* **Short problem**:
Pictures do not belong in the copy; restate the records below word for word.

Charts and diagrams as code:
__________

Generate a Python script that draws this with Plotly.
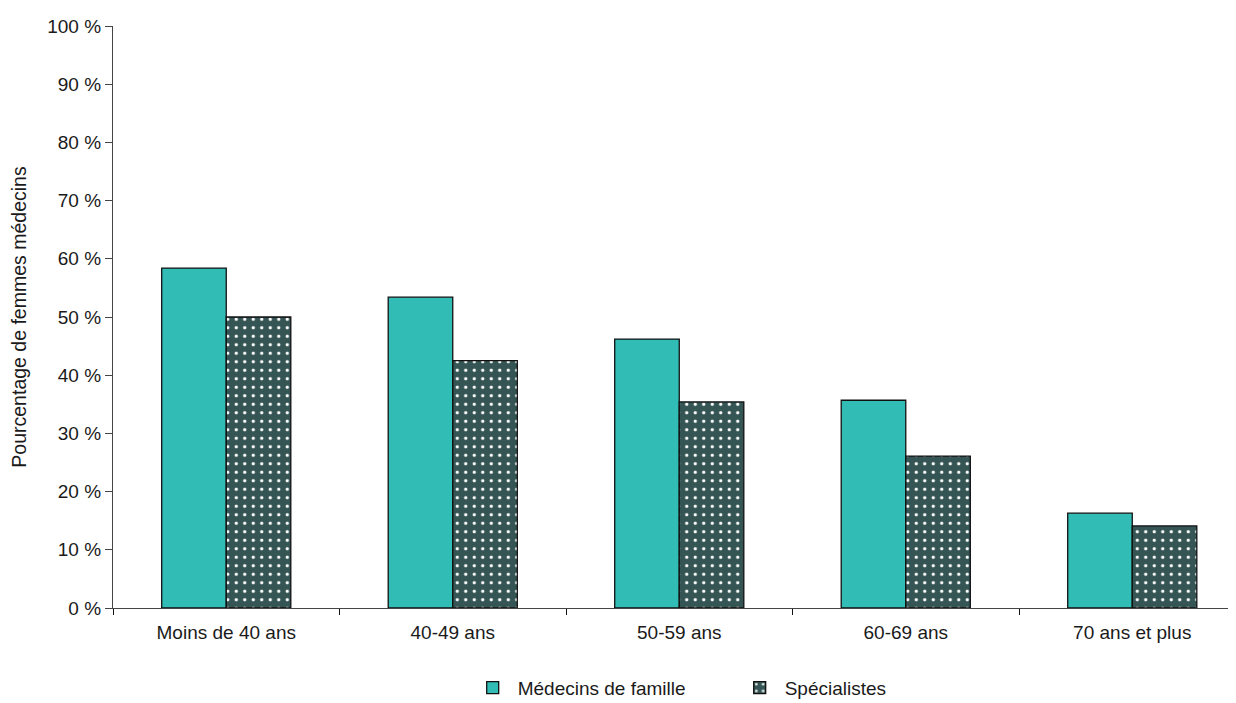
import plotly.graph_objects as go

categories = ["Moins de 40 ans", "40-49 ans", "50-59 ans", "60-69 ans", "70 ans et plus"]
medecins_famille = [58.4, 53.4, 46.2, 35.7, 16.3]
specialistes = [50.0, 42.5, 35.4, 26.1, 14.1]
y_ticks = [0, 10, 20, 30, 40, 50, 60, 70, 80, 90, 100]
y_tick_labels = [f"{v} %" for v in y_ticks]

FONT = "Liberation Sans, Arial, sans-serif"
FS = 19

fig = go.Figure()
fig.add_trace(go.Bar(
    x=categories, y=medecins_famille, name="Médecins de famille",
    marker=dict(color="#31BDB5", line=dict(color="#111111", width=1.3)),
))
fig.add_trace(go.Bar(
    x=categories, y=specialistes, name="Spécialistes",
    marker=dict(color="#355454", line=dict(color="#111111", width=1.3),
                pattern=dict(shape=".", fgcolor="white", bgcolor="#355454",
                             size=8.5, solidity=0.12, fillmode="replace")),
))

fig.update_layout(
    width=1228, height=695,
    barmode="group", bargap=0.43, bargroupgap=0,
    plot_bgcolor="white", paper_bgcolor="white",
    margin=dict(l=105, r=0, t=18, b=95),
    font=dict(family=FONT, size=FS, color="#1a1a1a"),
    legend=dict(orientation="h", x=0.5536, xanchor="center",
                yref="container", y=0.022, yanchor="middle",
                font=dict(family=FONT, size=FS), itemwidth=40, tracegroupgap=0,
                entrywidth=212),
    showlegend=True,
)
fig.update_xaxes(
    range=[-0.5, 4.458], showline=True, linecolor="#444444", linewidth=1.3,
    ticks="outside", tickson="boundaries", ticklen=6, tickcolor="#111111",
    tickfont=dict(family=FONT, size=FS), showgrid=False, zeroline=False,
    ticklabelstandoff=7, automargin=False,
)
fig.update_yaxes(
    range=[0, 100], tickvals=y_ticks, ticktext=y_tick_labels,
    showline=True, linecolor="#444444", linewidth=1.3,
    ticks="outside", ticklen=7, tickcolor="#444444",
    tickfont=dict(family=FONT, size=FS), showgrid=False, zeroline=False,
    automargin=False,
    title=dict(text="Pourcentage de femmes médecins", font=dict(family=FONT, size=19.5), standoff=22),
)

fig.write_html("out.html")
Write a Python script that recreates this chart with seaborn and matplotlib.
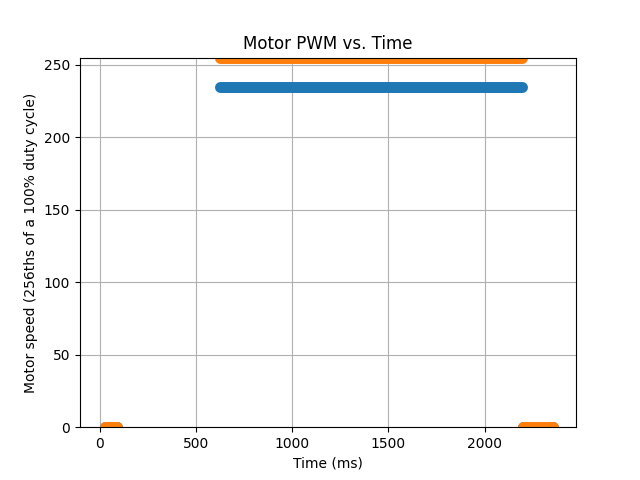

__________

* **Exercise solution**:
Generate a Python script that draws this with Plotly.
import plotly.graph_objects as go

categories = ["Moins de 40 ans", "40-49 ans", "50-59 ans", "60-69 ans", "70 ans et plus"]
medecins_famille = [58.4, 53.4, 46.2, 35.7, 16.3]
specialistes = [50.0, 42.5, 35.4, 26.1, 14.1]
y_ticks = [0, 10, 20, 30, 40, 50, 60, 70, 80, 90, 100]
y_tick_labels = [f"{v} %" for v in y_ticks]

FONT = "Liberation Sans, Arial, sans-serif"
FS = 19

fig = go.Figure()
fig.add_trace(go.Bar(
    x=categories, y=medecins_famille, name="Médecins de famille",
    marker=dict(color="#31BDB5", line=dict(color="#111111", width=1.3)),
))
fig.add_trace(go.Bar(
    x=categories, y=specialistes, name="Spécialistes",
    marker=dict(color="#355454", line=dict(color="#111111", width=1.3),
                pattern=dict(shape=".", fgcolor="white", bgcolor="#355454",
                             size=8.5, solidity=0.12, fillmode="replace")),
))

fig.update_layout(
    width=1228, height=695,
    barmode="group", bargap=0.43, bargroupgap=0,
    plot_bgcolor="white", paper_bgcolor="white",
    margin=dict(l=105, r=0, t=18, b=95),
    font=dict(family=FONT, size=FS, color="#1a1a1a"),
    legend=dict(orientation="h", x=0.5536, xanchor="center",
                yref="container", y=0.022, yanchor="middle",
                font=dict(family=FONT, size=FS), itemwidth=40, tracegroupgap=0,
                entrywidth=212),
    showlegend=True,
)
fig.update_xaxes(
    range=[-0.5, 4.458], showline=True, linecolor="#444444", linewidth=1.3,
    ticks="outside", tickson="boundaries", ticklen=6, tickcolor="#111111",
    tickfont=dict(family=FONT, size=FS), showgrid=False, zeroline=False,
    ticklabelstandoff=7, automargin=False,
)
fig.update_yaxes(
    range=[0, 100], tickvals=y_ticks, ticktext=y_tick_labels,
    showline=True, linecolor="#444444", linewidth=1.3,
    ticks="outside", ticklen=7, tickcolor="#444444",
    tickfont=dict(family=FONT, size=FS), showgrid=False, zeroline=False,
    automargin=False,
    title=dict(text="Pourcentage de femmes médecins", font=dict(family=FONT, size=19.5), standoff=22),
)

fig.write_html("out.html")
Write a Python script that recreates this chart with seaborn and matplotlib.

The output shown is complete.